Brief technical overview of Revizor, the editor for correcting OCR text material

OCR’ed text is often lacking in quality because of errors during the optical recognition process, especially when the source material is old or otherwise in a bad state. These errors make it hard to rely on the text for building a corpus or word lists and makes the source material less accessible to use for study or to incorporate into other tooling for language researchers. This is a problem that our OCR editor tries to eradicate, or at least contribute a possible solution towards.

This post gives a brief but slightly more detailed overview of the technical architecture of Revizor – the OCR editor used in the Digitization Project of Kindred Languages, provides an update on its current status and shares some challenges which we could use some help with in the future.


The editor takes in ALTO XML files provided by OCR software, as well as high quality pictures of the source material as an aid for the user during the manual correction process. The Python back-end of the software serves up the data to anybody authorised to make edits.

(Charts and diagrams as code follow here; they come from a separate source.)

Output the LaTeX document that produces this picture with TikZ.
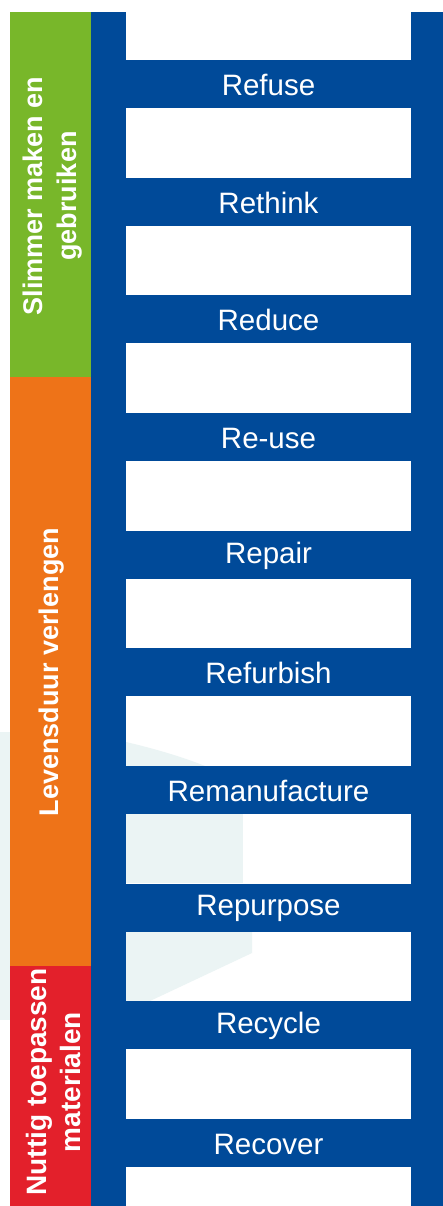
\documentclass[tikz,border=0pt]{standalone}
\usepackage{fontspec}
\setmainfont{Liberation Sans}
\definecolor{ladderblue}{HTML}{004A99}
\definecolor{barGreen}{HTML}{78B72A}
\definecolor{barOrange}{HTML}{EE7318}
\definecolor{barRed}{HTML}{E3202B}
\definecolor{haze}{HTML}{EBF4F4}
\begin{document}
\begin{tikzpicture}[x=1pt,y=-1pt,
  rungtext/.style={text=white,font=\fontsize{29.5}{30}\selectfont,inner sep=0pt},
  sidetext/.style={text=white,rotate=90,align=center,inner sep=0pt},
  ]
\useasboundingbox (0,0) rectangle (443,1206);
\fill[white] (0,0) rectangle (443,1206);
% faint background patches
\fill[haze] (0,732) rectangle (10,1020);
\fill[haze] (126,742) .. controls (160,750) and (185,758) .. (205,766) -- (126,766) -- cycle;
\fill[haze] (126,813) rectangle (243,883);
\fill[haze] (126,931) -- (252,931) -- (252,953) -- (150,1001) -- (126,1001) -- cycle;
% side bars
\fill[barGreen] (10,12) rectangle (91,377);
\fill[barOrange] (10,377) rectangle (91,966);
\fill[barRed] (10,966) rectangle (91,1206);
\node[sidetext,font=\bfseries\fontsize{27}{34}\selectfont] (slimmer) at (53,196) {Slimmer maken en\\gebruiken};
\node[sidetext,font=\bfseries\fontsize{27}{34}\selectfont] (levensduur) at (52,672) {Levensduur verlengen};
\node[sidetext,font=\bfseries\fontsize{28}{34}\selectfont] (nuttig) at (53,1082) {Nuttig toepassen\\materialen};
% ladder rails
\fill[ladderblue] (91,12) rectangle (126,1206);
\fill[ladderblue] (411,12) rectangle (443,1206);
% rungs
\foreach \lab [count=\i from 0] in {Refuse,Rethink,Reduce,Re-use,Repair,Refurbish,Remanufacture,Repurpose,Recycle,Recover}{
  \pgfmathsetmacro{\yt}{60+117.67*\i}
  \fill[ladderblue] (126,\yt) rectangle (411,\yt+48);
  \node[rungtext] (rung\i) at (268.5,\yt+25) {\lab};
}
\end{tikzpicture}
\end{document}
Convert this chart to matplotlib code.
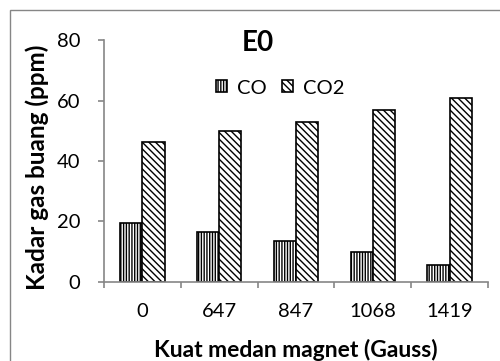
import matplotlib
matplotlib.use('Agg')
import matplotlib.pyplot as plt
from matplotlib.patches import Rectangle
import numpy as np

# values
categories = ['0', '647', '847', '1068', '1419']
co_values = [19.5, 16.5, 13.5, 9.8, 5.7]
co2_values = [46.3, 50.0, 53.0, 56.8, 61.0]

plt.rcParams['font.family'] = ['Lato', 'DejaVu Sans']
plt.rcParams['hatch.linewidth'] = 1.0

fig = plt.figure(figsize=(5.0, 3.61), dpi=100)
ax = fig.add_axes([0.208, 0.219, 0.768, 0.670])

x = np.arange(len(categories))
w = 0.29
ax.bar(x - w / 2, co_values, w, facecolor='white', edgecolor='black',
       hatch='||||||', linewidth=1.2, label='CO')
ax.bar(x + w / 2, co2_values, w, facecolor='white', edgecolor='black',
       hatch='\\\\\\\\\\', linewidth=1.2, label='CO2')

ax.set_xlim(-0.5, len(categories) - 0.5)
ax.set_ylim(0, 80)
ax.set_yticks([0, 20, 40, 60, 80])
ax.set_xticks(x)
ax.set_xticklabels(categories)
ax.set_xticks(np.arange(-0.5, len(categories)), minor=True)

gray = '#868686'
for s in ['top', 'right']:
    ax.spines[s].set_visible(False)
for s in ['left', 'bottom']:
    ax.spines[s].set_color(gray)
    ax.spines[s].set_linewidth(1.2)

ax.tick_params(axis='x', which='major', length=0, pad=15, labelsize=14.5)
ax.tick_params(axis='x', which='minor', length=4, width=1.2, color=gray)
ax.tick_params(axis='y', length=4, width=1.2, color=gray, pad=13, labelsize=14.5)

ax.set_xlabel('Kuat medan magnet (Gauss)', fontsize=16.5, fontweight='bold', va='center')
ax.xaxis.set_label_coords(0.5, -0.28)
ax.set_ylabel('Kadar gas buang (ppm)', fontsize=17.5, fontweight='bold', va='center')
ax.yaxis.set_label_coords(-0.175, 0.475)

fig.text(0.516, 1 - 43 / 361, 'E0', fontsize=20, fontweight='bold', ha='center', va='center')

ax.legend(loc='center', bbox_to_anchor=((280 - 104) / 384, (282 - 88) / 242), ncol=2,
          frameon=False, fontsize=14.5, handlelength=0.55, handleheight=0.55,
          handletextpad=0.5, columnspacing=0.75, borderpad=0)

# chart area border (cropped at right and bottom in the reference)
fig.patches.append(Rectangle((10 / 500, -0.2), 1.2, 1.2 - 10 / 361,
                             transform=fig.transFigure, fill=False,
                             edgecolor=gray, linewidth=1.0))

fig.savefig('out.png', dpi=100)
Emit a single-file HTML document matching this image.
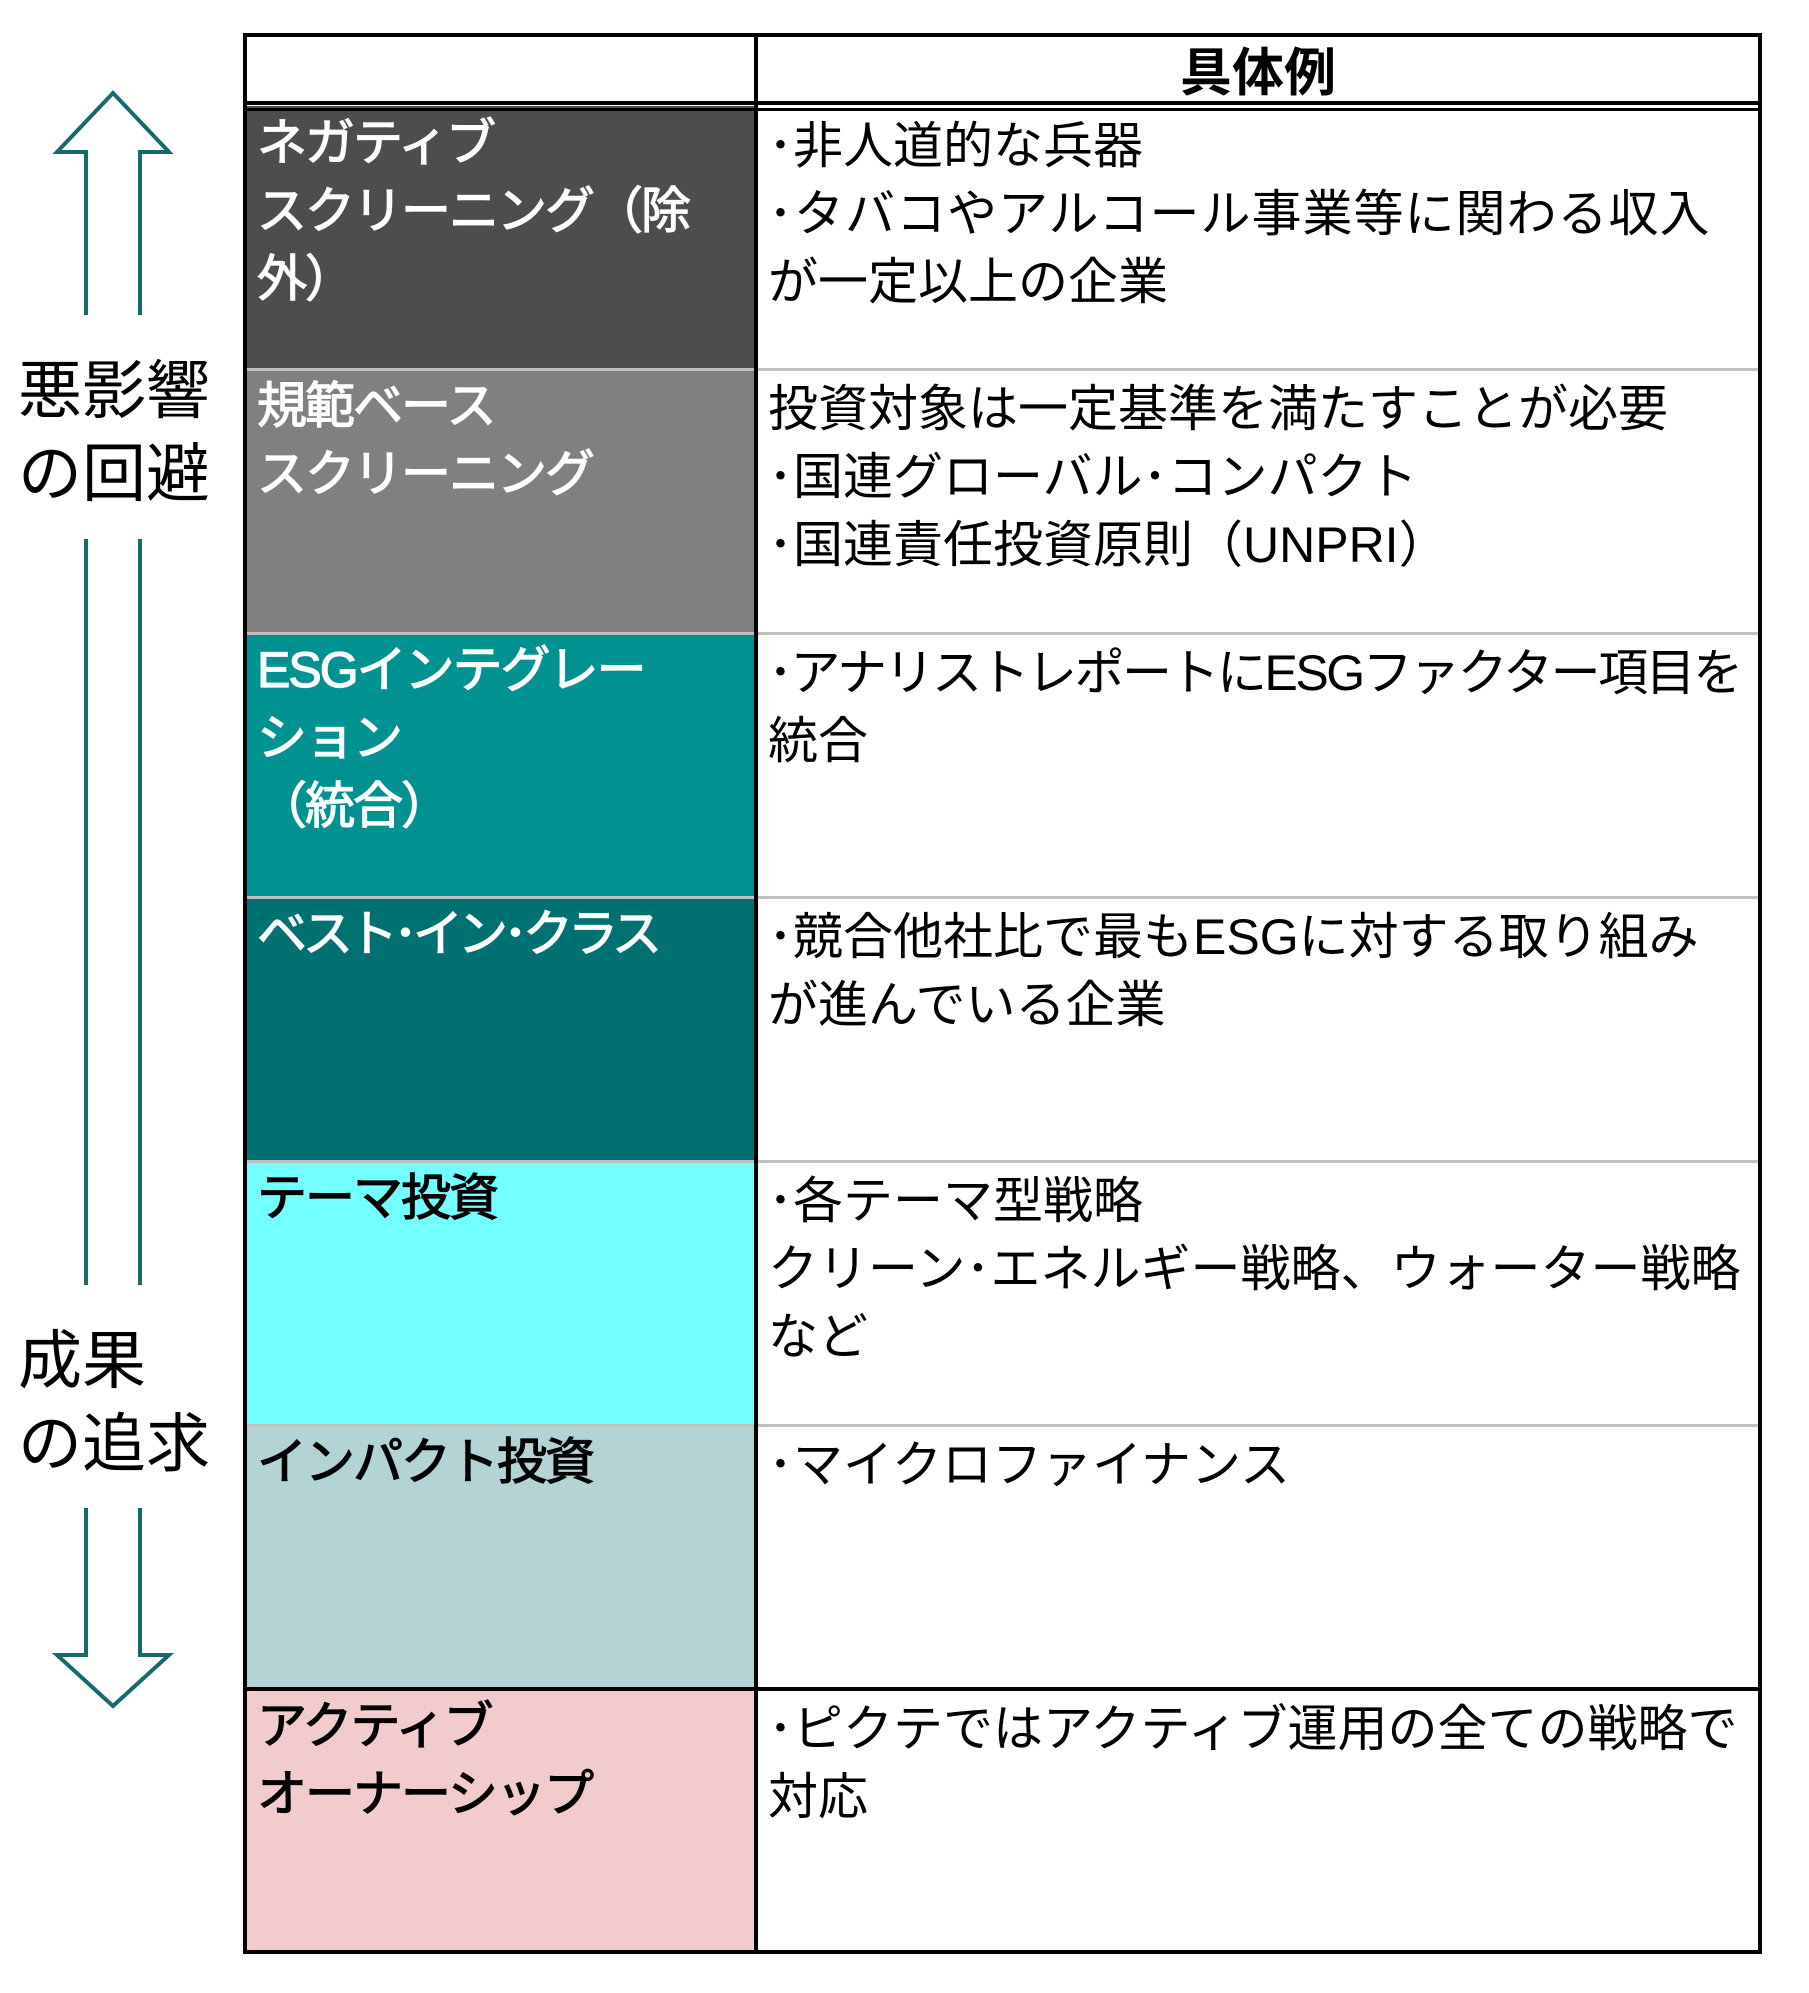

It is also responsible for exporting the end result, which might be the corrected ALTO XML, plain text versions or word lists built from selected works. The exported product might be further processed by linguistic tools or imported into “corpus” sites specifically meant for facilitating searching and dissemination.

The front-end of the editor is the part where manual changes are made by real human beings, as opposed to the automatic bulk processing in the back-end. By means of a two-pane window, the user can check the original work and make corrections to the text, as well as mark the language or relevance of words – this will aid the back-end in building accurate word lists per language. Especially for languages with a small corpus,this process is very important as researchers and OCR software might not have any word lists or dictionaries to work from, so the accuracy of the corrected text will directly influence also the quality of future digitalisation by means of this feed-back loop.

Finally, as the time and funds alotted dwindle and the project draws to a close, we realise that although the editor works well, the [code] did perhaps not receive all features and polish that would be nice to have,and we hope that by providing the source of Revizor online other interested parties can help improve the editor and adapt it to their own specific needs. Apart from general code and layout polish, features that are still being implemented or might not make the deadline are automatic correction of common OCR mistakes, as well as stemming and lemmatisation– or at least smarter ways of narrowing down a large number of conjugated words to a more concise word list without necessarily knowing the intricate details of the source document’s language. Most of these improvements would likely require the help of computational linguists and detailed knowledge of language-specific tools and stemmers, and ideas of how to plug these tools efficiently into the editor’s correction and export process.